Sometimes it’s about impure pictures that you come across unintentionally and unsought, e.g. advertising. Here the saying applies: the second look is sinful. That is, the first time you see it, it happened to you, but the second look is a conscious choice. Of that, the psalmist asks if the LORD will turn away his eyes from that. In that regard, Job has given us an example by making a covenant with his eyes not to follow (lustfully) an attractive girl with them (Job 31:1). David is a great warning sign to each of us (2Sam 11:1-5)!

“Vanity”, empty, meaningless is that which is spiritually no food, it is stones and not bread. Paul calls all the privileges of this life rubbish compared to the excellency of the knowledge of Christ Jesus, his Lord (Phil 3:8). The conscience question to us is what our priorities in this life are. The danger of temptation is great. Even one of the apostle Paul’s associates, named Demas, left the apostle for the love of the present age (2Tim 4:10). Demas too is a warning sign for each of us. Let us also pray this prayer with the psalmist.

To look at what is vanity is to look at something that, like a stealth killer, stifles the life of faith. This is evident from the second line of this verse. The God-fearing wants to enjoy the true life, which is life in fellowship with God. That life is lived by going in God’s ways. “Your ways”, which are God’s ways, are ways of life. When we go them, we are truly living.

The righteous knows that there is life through the ways of the LORD. Following that, he asks for a confirmation or fulfillment of the promise of life (Psa 119:38). This is to the glory of the LORD (Eze 36:26-27). He asks that question as “Your servant” (cf. Psa 119:17; 23). To that he adds “as that which produces reverence for You”. He is not only one who serves the LORD but also one who fears Him, who lives in awe and reverence of Him. The LORD will not reject such a person.

What he does not want is the reproach of people who smear him for not receiving the promise of the LORD (Psa 119:38), despite the fact that he remains faithful to the LORD (Psa 119:39). He “dreads” that reproach and asks the LORD to turn it away from him by keeping him in faithfulness to His Word and fulfilling His promises. He also wants to be faithful because God’s “ordinances are good”. He also wants to be faithful because his unfaithfulness would be defamation to the Name of the LORD (cf. Rom 2:24).
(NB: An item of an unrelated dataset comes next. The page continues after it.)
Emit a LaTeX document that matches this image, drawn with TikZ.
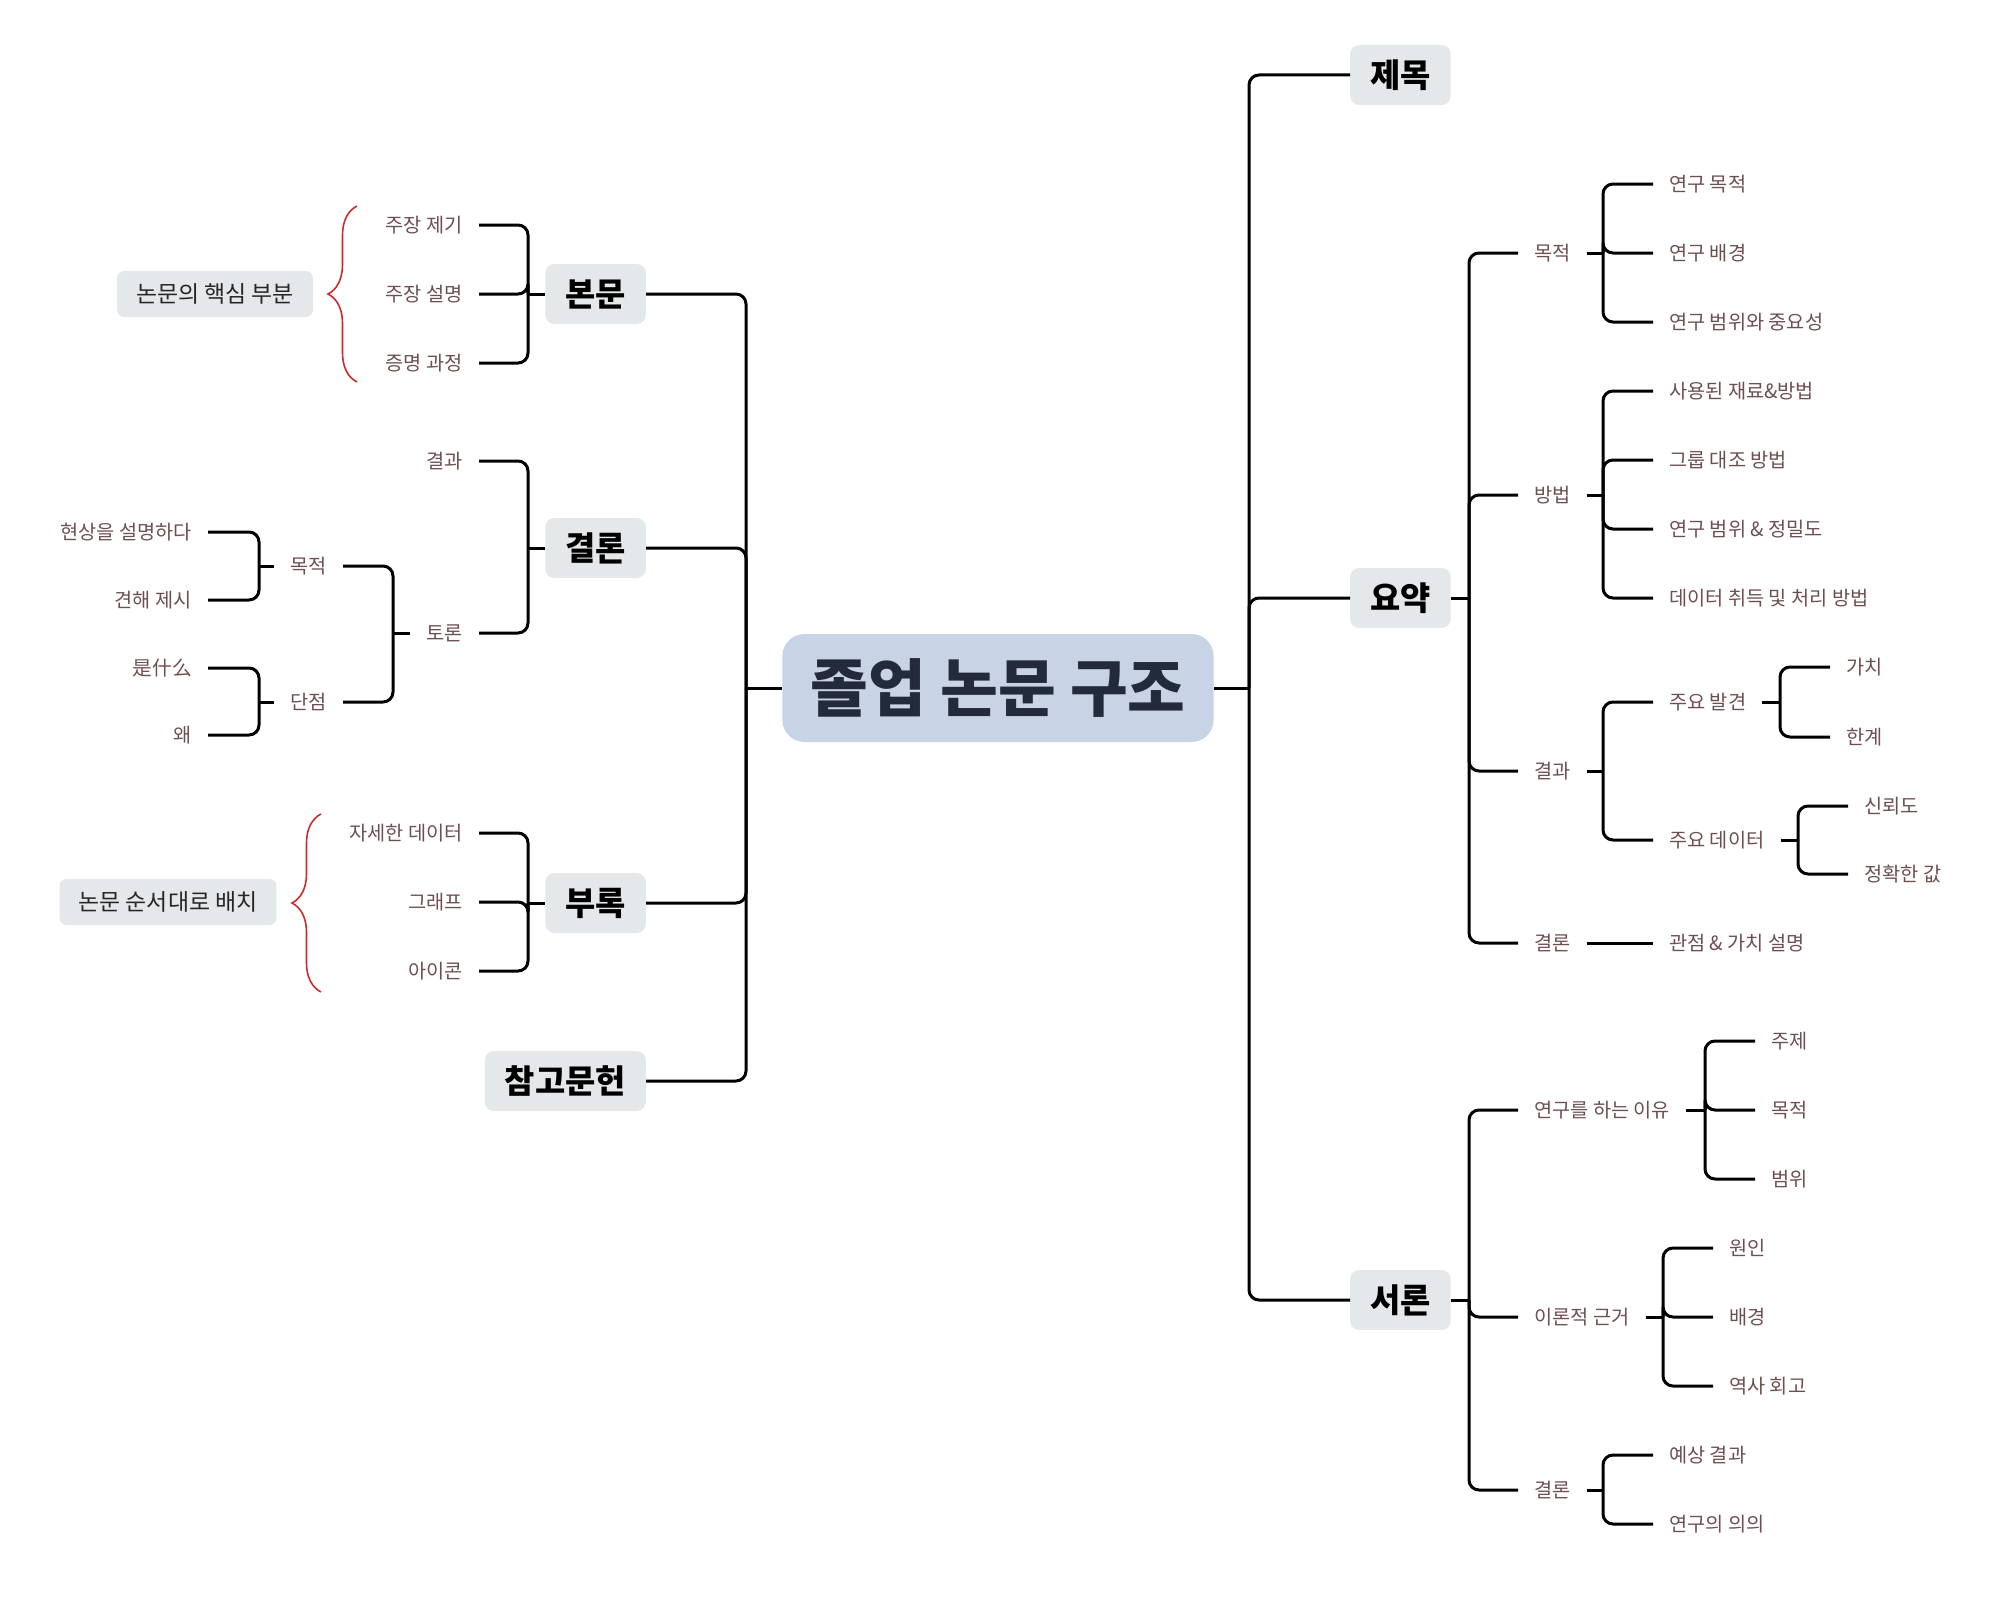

He expresses his longing for the LORD’s precepts (Psa 119:40). This verse begins with “behold”. The letter he means ‘see’, here it is hinné. Often we think only the promises of the LORD are important, but the psalmist longs for the precepts, the commandments of the LORD. In them is life.

The psalmist longs to revive, not as a reward for his desire, but “through Your righteousness”. Life by God’s righteousness means life for all eternity. Life that God gives by virtue of righteousness is life where the holy requirement of God’s justice has been met. That justice was met by the Lord Jesus on the cross.

God’s righteousness means that God always acts in accordance with His standard, which in this case is His covenant. The psalmist asks if the LORD will act in accordance with His covenant and His promise. In His promise, He wants to give a window so that light can come from above – a window, a light opening from above (Gen 6:16) – to chase away the darkness.